Period Leave: Is it against right to equality?

PERIOD LEAVE: IS IT AGAINST RIGHT TO EQUALITY?

Period is something that is still a taboo in our society. This topic is untouched to be discussed in public, but why is it so? It is because women themselves refrain themselves from discussing about it. Period, scientifically known as menstruation is a natural process that occurs every month in a woman’s body and there is definitely nothing to be ashamed of; all of this is just easy to pen down in words, but in practicality, in India, till date this topic is not heavily discussed about.

One step ahead was taken by Zomato – an Indian restaurant aggregator and food delivery start-up when they announced another category of ‘leave’ called the ‘period leave’ wherein a woman can rightfully avail up to 10 leaves in a year. This attracted a lot of feedbacks, some good some bad, on the internet. There were some people welcoming this move, and some being against it.

Let us examine how this step taken by them is not against the Right to Equality under the Indian Constitution, as this is the common reason for which this move is not appreciated by many.

RIGHT TO EQUALITY- ARTICLE 14 OF THE INDIAN CONSTITUTION

This means that every person, who lives within territory of India, has the equal right before the law. the meaning of this all are equal in same line. No discrimination based on religion, race, caste, sex, and place of birth. its mean that all will be treated as equality among equal and there will be no discrimination based on lower or higher class. Article 14 reads as under: The State shall not deny to any person Equality before the law or the equal protection oflaws within the territory of India.

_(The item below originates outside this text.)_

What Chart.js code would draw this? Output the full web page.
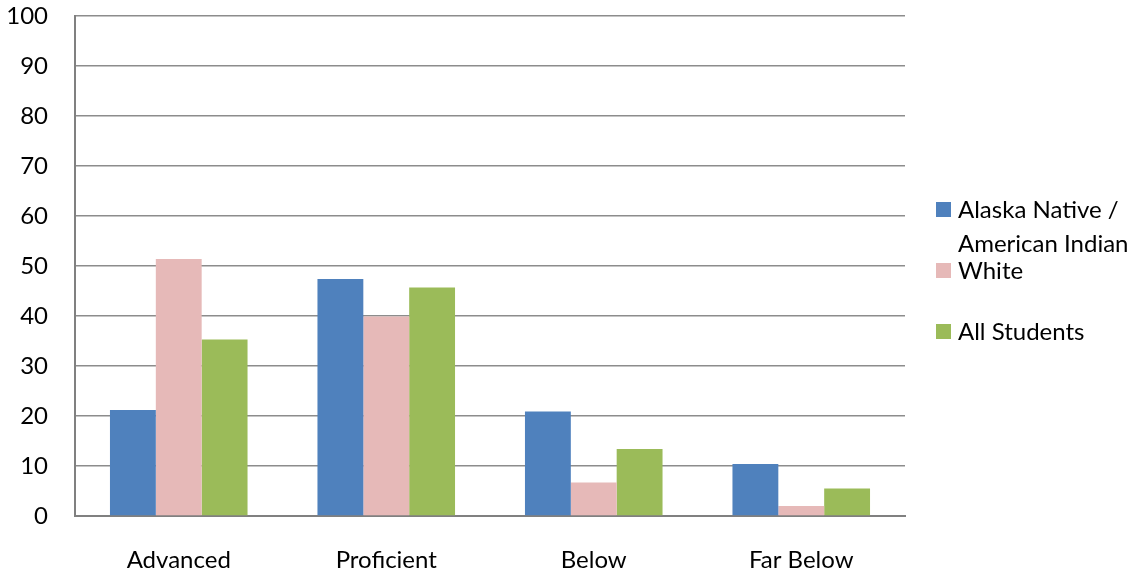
<!DOCTYPE html>
<html>
<head>
<meta charset="utf-8">
<script src="https://cdn.jsdelivr.net/npm/chart.js@4"></script>
<style>
  body { margin: 0; background: #fff; }
  #wrap { position: relative; width: 1142px; height: 576px; }
  #legend { position: absolute; left: 936px; top: 0; font-family: Lato, sans-serif; font-size: 24px; color: #000; }
  .item { position: absolute; left: 0; white-space: nowrap; }
  .box { position: absolute; left: 0; width: 15px; height: 15px; }
  .txt { position: absolute; left: 22px; line-height: 34px; }
</style>
</head>
<body>
<div id="wrap">
  <canvas id="myChart" width="1142" height="576"></canvas>
  <div id="legend"></div>
</div>
<script>
// データ
const categories = ['Advanced', 'Proficient', 'Below', 'Far Below'];
const seriesNames = [['Alaska Native /', 'American Indian'], ['White'], ['All Students']];
const nativeValues = [21.2, 47.4, 20.9, 10.4];
const whiteValues = [51.4, 39.9, 6.7, 2.0];
const allValues = [35.3, 45.7, 13.4, 5.5];
const colors = ['#4F81BD', '#E6B9B8', '#9BBB59'];

const font = { family: 'Lato, sans-serif', size: 24 };

new Chart(document.getElementById('myChart'), {
  type: 'bar',
  data: {
    labels: categories,
    datasets: [nativeValues, whiteValues, allValues].map((d, i) => ({
      label: seriesNames[i].join(' '),
      data: d,
      backgroundColor: colors[i],
      barPercentage: 1,
      categoryPercentage: 0.663
    }))
  },
  options: {
    responsive: false,
    animation: false,
    layout: { padding: { top: 16, right: 237, left: 0, bottom: 0 } },
    plugins: { legend: { display: false }, tooltip: { enabled: false } },
    scales: {
      x: {
        grid: { display: false, drawTicks: false },
        border: { color: '#808080', width: 2 },
        ticks: { font: font, color: '#000', padding: 30 },
        afterFit: s => { s.height = 60; s.paddingLeft = 0; s.paddingRight = 0; }
      },
      y: {
        min: 0, max: 100,
        ticks: { stepSize: 10, font: font, color: '#000', padding: 27 },
        grid: { color: '#8c8c8c', lineWidth: 1.5, drawTicks: false },
        border: { color: '#808080', width: 2 },
        afterFit: s => { s.width = 75; s.paddingTop = 0; s.paddingBottom = 0; }
      }
    }
  }
});

// 凡例
const legendTops = [202, 263, 324];
const legend = document.getElementById('legend');
seriesNames.forEach((lines, i) => {
  const item = document.createElement('div');
  item.className = 'item';
  item.style.top = (legendTops[i] - 10) + 'px';
  item.innerHTML = `<div class="box" style="top:10px;background:${colors[i]}"></div>` +
    `<div class="txt">${lines.join('<br>')}</div>`;
  legend.appendChild(item);
});
</script>
</body>
</html>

Article 14 does not mean that all laws must be uniform and must universally be applicable. It only prohibits improper and individual distinctions created by conferring Rights or privileges upon a particular group to the exclusion of other group without any valid reason. Equal protection of the laws must mean the protection of equal laws for all persons similarly situated. This principle has been reiterated by the Supreme Court in M.G. Badappanavar v. State of Karnataka AIR 2001 SC 260 case in the following words “Equality is a basic feature of the Constitution of India and any treatment of equals unequally or unequal as equal will be violation of the basic structure of the Constitution of India.”

See also  Doctorine of Equivalance and Prior History Estoppel

The decision have established certain important principles which further elucidate the scope of permissible classification. These may be stated as: (a) A law may be constitutional even though it relates to a single individual if, on account of some special circumstances, or reasons applicable to him and not applicable to others, that single individual may be treated as a class by himself, (b) There is always a presumption in favour of the constitutionally of an enactment and the burden is upon him who attacks it to show that there has been a clear transgression of the Constitutional principles. The person, therefore, who pleads that Article 14 has been violated, must not only has he been so treated differently from others but he has been so treated from persons similarly circumstanced without any reasonable basis and such differential treatment has been unjustifiably made. Moreover, in E.P Royappa v. State of Tamil Nadu AIR 1974 SC 555, the Supreme Court challenged the traditional concept of equality which was based on reasonable classification and has laid down that "equality is a dynamic concept with many aspects and dimensions and it cannot be cribbed, cabined and confined with in traditional doctrinaire limits.

Thus, at this juncture we have to look at the other provisions that have to be read along with Article 14 and cannot be termed as a contravention. Article 14 is a general provision and has to be read subject to the other provisions included within the Part on Fundamental Rights.

Article 15 (3) gives the power to make special provisions for women and children in order to protect them from the controls of formal equality. One may wonder that this legislation is carte blanche (complete freedom to act as one wishes) to impose differential benefits and supposedly to the advantage of women at the cost of burdening men, but it is justified as it recompenses for early injustice met by women and children at the hands of a male-dominated society. Right to free and compulsory education for children under the age of 14 years, the Maternity Benefit (Amendment) Act 2017, Sexual Harassment at Workplace Act etc. are some of the best examples of such provisions. Hence, any law-making special provision for women (or children) under Art. 15 (3) cannot be challenged on the ground of contravention of Art. 14 as also held by the Supreme Court in Yusuf Abdul Aziz v. State of Bombay AIR 1954 SC 321.

See also  THE EPIDEMIC DISEASE ACT- 1897: NEW EPIDEMIC DISEASE ORDINANCE, 2020 WHICH AMENDS 123 YEARS OLD LEGISLATION

CONCLUSION

Thus, as per me, the period leave initiative is definitely not violating the constitutional provisions. Certain aspects cannot be looked at an equality perspective, but with the vision on change and development in the sector if welfare for women. This leave can be availed by women who genuinely need it and in return their respect and contribution to the workplace will also be better which will ensure efficiency in the workplace. This move is welcomed by me and many other women who have faced such problems in general and we hope that this is continued by other organizations as well as a part of their welfare initiatives for the women, it will not only give them a sense of relief but also would encourage other women to work better.